Best of luck. For certain check the heater lines. If both are getting hot that is a big part of your problem. Get a cheap and easy in line shutoff to eliminate the possibility.


----------



## dvcochran (Oct 1, 2017)

KS John said:


> Low is 28, high is 215. Sight glass in the dryer is milky white. Blows ambient temp from blowers.
> 
> Sent from my Pixel 3 using Tapatalk


So the sight glass is not part of the new dryer? Is it hard to replace the sight glass? You really need to be able to see what is going on with the refrigerant flow. 
What was your ambient temp when you checked the pressures? I do not know your tractor as well as others here do but they seem just a little low to me, especially if you are at the correct Freon weight. 
Check the heater hoses.
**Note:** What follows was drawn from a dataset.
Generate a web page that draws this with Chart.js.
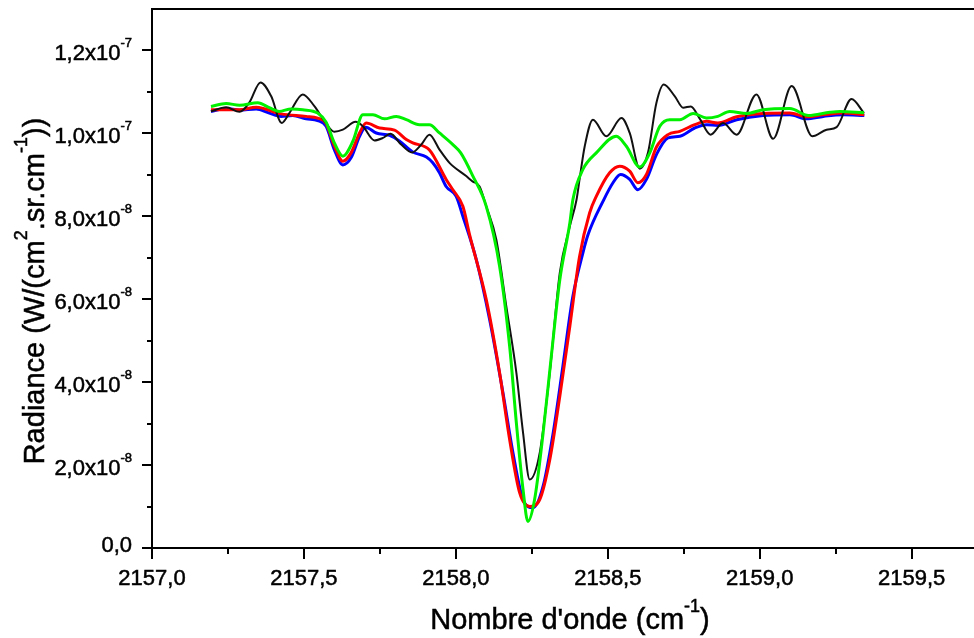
<!DOCTYPE html>
<html>
<head>
<meta charset="utf-8">
<script src="https://cdn.jsdelivr.net/npm/chart.js@4.4.0/dist/chart.umd.min.js"></script>
<style>
    html, body { margin: 0; padding: 0; background: #fff; }
    canvas { display: block; }
</style>
</head>
<body>
<canvas id="radianceChart" width="974" height="638"></canvas>
<script>
// Radiance values are in units of 1e-8 W/(cm2.sr.cm-1)
const blackX = [2157.194, 2157.244, 2157.288, 2157.320, 2157.357, 2157.392, 2157.427, 2157.452, 2157.496, 2157.535, 2157.568, 2157.600, 2157.628, 2157.670, 2157.694, 2157.732, 2157.760, 2157.785, 2157.820, 2157.856, 2157.886, 2157.913, 2157.946, 2157.979, 2158.034, 2158.055, 2158.078, 2158.100, 2158.133, 2158.166, 2158.199, 2158.221, 2158.243, 2158.276, 2158.309, 2158.342, 2158.375, 2158.397, 2158.407, 2158.424, 2158.451, 2158.495, 2158.545, 2158.572, 2158.605, 2158.632, 2158.660, 2158.684, 2158.720, 2158.748, 2158.773, 2158.803, 2158.838, 2158.879, 2158.924, 2158.989, 2159.044, 2159.105, 2159.173, 2159.220, 2159.253, 2159.302, 2159.343];
const blackY = [10.53, 10.63, 10.52, 10.74, 11.23, 10.90, 10.25, 10.49, 10.94, 10.65, 10.29, 10.04, 10.09, 10.28, 10.17, 9.83, 9.89, 9.99, 9.73, 9.54, 9.73, 9.97, 9.61, 9.29, 8.97, 8.84, 8.72, 8.24, 7.44, 5.83, 4.23, 2.78, 1.65, 2.30, 4.23, 6.64, 7.76, 8.40, 8.89, 9.69, 10.33, 9.93, 10.37, 10.01, 9.15, 9.53, 10.74, 11.18, 10.90, 10.62, 10.65, 10.35, 9.97, 10.25, 9.97, 10.94, 9.87, 11.14, 9.93, 10.09, 10.15, 10.83, 10.49];

const blueX = [2157.194, 2157.244, 2157.288, 2157.343, 2157.386, 2157.425, 2157.463, 2157.507, 2157.545, 2157.573, 2157.600, 2157.628, 2157.655, 2157.683, 2157.703, 2157.738, 2157.782, 2157.815, 2157.858, 2157.903, 2157.924, 2157.946, 2157.968, 2158.001, 2158.023, 2158.067, 2158.111, 2158.155, 2158.188, 2158.221, 2158.254, 2158.287, 2158.320, 2158.352, 2158.385, 2158.418, 2158.435, 2158.484, 2158.517, 2158.542, 2158.572, 2158.599, 2158.627, 2158.660, 2158.698, 2158.737, 2158.786, 2158.825, 2158.862, 2158.924, 2159.011, 2159.099, 2159.154, 2159.209, 2159.275, 2159.344];
const blueY = [10.53, 10.60, 10.56, 10.59, 10.49, 10.41, 10.43, 10.35, 10.31, 10.17, 9.61, 9.24, 9.41, 9.93, 10.15, 10.01, 9.95, 9.81, 9.55, 9.43, 9.29, 9.05, 8.72, 8.48, 8.00, 6.96, 5.51, 3.74, 2.29, 1.17, 0.97, 1.49, 2.77, 4.38, 6.07, 7.12, 7.56, 8.36, 8.81, 9.01, 8.89, 8.64, 8.89, 9.49, 9.89, 9.93, 10.13, 10.21, 10.19, 10.33, 10.43, 10.45, 10.35, 10.41, 10.45, 10.43];

const redX = [2157.194, 2157.288, 2157.343, 2157.425, 2157.507, 2157.545, 2157.573, 2157.600, 2157.628, 2157.655, 2157.683, 2157.705, 2157.749, 2157.798, 2157.837, 2157.858, 2157.913, 2157.968, 2157.990, 2158.023, 2158.045, 2158.100, 2158.144, 2158.177, 2158.210, 2158.243, 2158.276, 2158.309, 2158.342, 2158.375, 2158.407, 2158.440, 2158.462, 2158.506, 2158.539, 2158.572, 2158.599, 2158.627, 2158.660, 2158.698, 2158.737, 2158.786, 2158.825, 2158.862, 2158.924, 2159.011, 2159.099, 2159.154, 2159.209, 2159.275, 2159.344];
const redY = [10.57, 10.57, 10.63, 10.47, 10.41, 10.37, 10.24, 9.70, 9.33, 9.53, 10.01, 10.25, 10.13, 10.08, 9.85, 9.77, 9.60, 8.89, 8.64, 8.24, 7.56, 5.99, 4.22, 2.61, 1.33, 1.00, 1.17, 2.13, 3.66, 5.35, 7.03, 8.08, 8.48, 9.05, 9.21, 9.09, 8.81, 9.01, 9.67, 9.97, 10.05, 10.21, 10.29, 10.25, 10.40, 10.48, 10.49, 10.40, 10.45, 10.49, 10.45];

const greenX = [2157.194, 2157.244, 2157.288, 2157.348, 2157.386, 2157.418, 2157.458, 2157.496, 2157.545, 2157.573, 2157.600, 2157.628, 2157.661, 2157.694, 2157.727, 2157.765, 2157.804, 2157.837, 2157.880, 2157.913, 2157.946, 2157.990, 2158.016, 2158.056, 2158.100, 2158.144, 2158.177, 2158.199, 2158.221, 2158.237, 2158.259, 2158.287, 2158.314, 2158.342, 2158.375, 2158.385, 2158.418, 2158.462, 2158.528, 2158.561, 2158.605, 2158.638, 2158.671, 2158.704, 2158.737, 2158.781, 2158.825, 2158.862, 2158.901, 2158.957, 2159.011, 2159.099, 2159.160, 2159.231, 2159.264, 2159.343];
const greenY = [10.65, 10.72, 10.68, 10.74, 10.62, 10.53, 10.59, 10.57, 10.49, 10.27, 9.77, 9.45, 9.81, 10.45, 10.45, 10.35, 10.41, 10.33, 10.21, 10.21, 10.01, 9.73, 9.53, 8.97, 8.24, 6.79, 4.86, 3.02, 1.41, 0.64, 1.17, 2.77, 4.62, 6.47, 7.84, 8.40, 9.13, 9.53, 9.93, 9.69, 9.19, 9.53, 10.17, 10.33, 10.33, 10.48, 10.37, 10.41, 10.53, 10.48, 10.57, 10.60, 10.43, 10.51, 10.53, 10.50];

// Axis ticks and labels
const xTicks = [2157.0, 2157.5, 2158.0, 2158.5, 2159.0, 2159.5];
const xTickLabels = ['2157,0', '2157,5', '2158,0', '2158,5', '2159,0', '2159,5'];
const xMinorTicks = [2157.25, 2157.75, 2158.25, 2158.75, 2159.25];
const yTicks = [0, 2, 4, 6, 8, 10, 12];
const yTickLabels = [['0,0', ''], ['2,0x10', '-8'], ['4,0x10', '-8'], ['6,0x10', '-8'], ['8,0x10', '-8'], ['1,0x10', '-7'], ['1,2x10', '-7']];
const yMinorTicks = [1, 3, 5, 7, 9, 11];

const FONT = '"Liberation Sans", Arial, Helvetica, sans-serif';

function toPoints(xs, ys) {
    return xs.map((x, i) => ({ x: x, y: ys[i] }));
}

function font(size) {
    return size + 'px ' + FONT;
}

// Draw text made of normal and superscript pieces
function drawRich(ctx, parts, x, y, size, supSize, rise, align) {
    let width = 0;
    parts.forEach(p => {
        ctx.font = font(p.sup ? supSize : size);
        width += ctx.measureText(p.t).width;
    });
    let cx = x;
    if (align === 'right') cx = x - width;
    if (align === 'center') cx = x - width / 2;
    parts.forEach(p => {
        ctx.font = font(p.sup ? supSize : size);
        const ty = p.sup ? y - rise : y;
        ctx.fillText(p.t, cx, ty);
        ctx.strokeText(p.t, cx, ty); // a bit heavier, like the original raster
        cx += ctx.measureText(p.t).width;
    });
}

// Origin-style frame, ticks and titles
const axesPlugin = {
    id: 'originAxes',
    afterDraw(chart) {
        const { ctx, chartArea: area, scales } = chart;
        const xs = scales.x;
        const ys = scales.y;
        ctx.save();
        ctx.strokeStyle = '#000';
        ctx.fillStyle = '#000';
        ctx.lineWidth = 2;

        ctx.beginPath();
        ctx.moveTo(area.right, area.top);
        ctx.lineTo(area.left, area.top);
        ctx.lineTo(area.left, area.bottom);
        ctx.lineTo(area.right, area.bottom);
        ctx.stroke();

        // tick marks
        ctx.beginPath();
        xTicks.forEach(v => {
            const px = Math.round(xs.getPixelForValue(v));
            ctx.moveTo(px, area.bottom);
            ctx.lineTo(px, area.bottom + 11);
        });
        xMinorTicks.forEach(v => {
            const px = Math.round(xs.getPixelForValue(v));
            ctx.moveTo(px, area.bottom);
            ctx.lineTo(px, area.bottom + 6);
        });
        yTicks.forEach(v => {
            const py = Math.round(ys.getPixelForValue(v));
            ctx.moveTo(area.left, py);
            ctx.lineTo(area.left - 10, py);
        });
        yMinorTicks.forEach(v => {
            const py = Math.round(ys.getPixelForValue(v));
            ctx.moveTo(area.left, py);
            ctx.lineTo(area.left - 5, py);
        });
        ctx.stroke();

        // tick labels
        ctx.lineWidth = 0.5;
        ctx.textAlign = 'left';
        ctx.textBaseline = 'alphabetic';
        xTicks.forEach((v, i) => {
            const px = xs.getPixelForValue(v);
            drawRich(ctx, [{ t: xTickLabels[i] }], px, area.bottom + 37, 22, 14, 0, 'center');
        });
        yTicks.forEach((v, i) => {
            const py = ys.getPixelForValue(v);
            const [main, exp] = yTickLabels[i];
            const parts = [{ t: main }];
            if (exp) parts.push({ t: exp, sup: true });
            drawRich(ctx, parts, 132, py + (exp ? 10 : 4), 22, 13, 13, 'right');
        });

        // axis titles
        drawRich(ctx, [
            { t: "Nombre d'onde (cm" }, { t: '-1', sup: true }, { t: ')' }
        ], 570, 629, 29, 18, 17, 'center');

        ctx.translate(44, 291);
        ctx.rotate(-Math.PI / 2);
        drawRich(ctx, [
            { t: 'Radiance (W/(cm' }, { t: '2', sup: true }, { t: '.sr.cm' }, { t: '-1', sup: true }, { t: '))' }
        ], 0, 0, 29, 18, 17, 'center');
        ctx.restore();
    }
};

function makeDataset(xs, ys, color, width) {
    return {
        data: toPoints(xs, ys),
        borderColor: color,
        borderWidth: width,
        pointRadius: 0,
        fill: false,
        cubicInterpolationMode: 'monotone'
    };
}

function initChart() {
    const ctx = document.getElementById('radianceChart').getContext('2d');
    new Chart(ctx, {
        type: 'line',
        data: {
            datasets: [
                makeDataset(greenX, greenY, '#00f000', 3),
                makeDataset(blackX, blackY, '#111111', 2),
                makeDataset(redX, redY, '#ff0000', 3),
                makeDataset(blueX, blueY, '#0000ff', 3)
            ]
        },
        options: {
            responsive: false,
            animation: false,
            devicePixelRatio: 1,
            layout: { padding: { left: 152, top: 9, right: 0, bottom: 90 } },
            scales: {
                x: { type: 'linear', min: 2157, max: 2159.705, display: false },
                y: { type: 'linear', min: 0, max: 13, display: false }
            },
            plugins: {
                legend: { display: false },
                tooltip: { enabled: false }
            }
        },
        plugins: [axesPlugin]
    });
}

document.addEventListener('DOMContentLoaded', initChart);
</script>
</body>
</html>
Something is not adding up here.


----------



## Ranger518 (Aug 6, 2016)

Your head pressure seams a little higher then it should be and your suction side seams low. Which leads me to think you have some type of restriction in the system. Also you sight glass should not be milky looking it should be clear. I would think your compressor is ok as it seams to be pumping. With a milky sight glass and pressures you have I’m thinking some type of contamination or moisture which could have caused TXV or filter restriction.


----------



## Tx Jim (Jun 30, 2014)

dvcochran said:


> So the sight glass is not part of the new dryer?


Sight glass is incorporated in dryer. I think John meant the fluid inside sight glass is "milky looking" which could be moisture in system. Blowing out AC components with compressed air can introduce moisture to system. I wonder if "new dryer was installed" when compressed air was utilized.


----------



## KS John (Aug 6, 2018)

New compressor installed, vacuum pulled to 28 for 2 hours. Charged with 56 ounces of refrigerant. Gauges and temp from vents attached. Tractor at about 1900 RPM. Ambient temp 80.
















Sent from my Pixel 3 using Tapatalk


----------



## Tx Jim (Jun 30, 2014)

How did you measure 56 ozs? Do you have a refrigerant scales? I still think 56 ozs is too much 134A for a SGB AC system.


----------



## KS John (Aug 6, 2018)

I used 4 12 oz cans, weighed 4 empty cans average 3.13 oz, then added 8 oz from another can. Used an electronic food scale. Dealer said 3.6 lbs which equals 57.6 oz. I stopped at 48 oz (4 cans) just to check the temp from the vents. That is as good as I can do with my equipment and frankly it is better than my mechanics did.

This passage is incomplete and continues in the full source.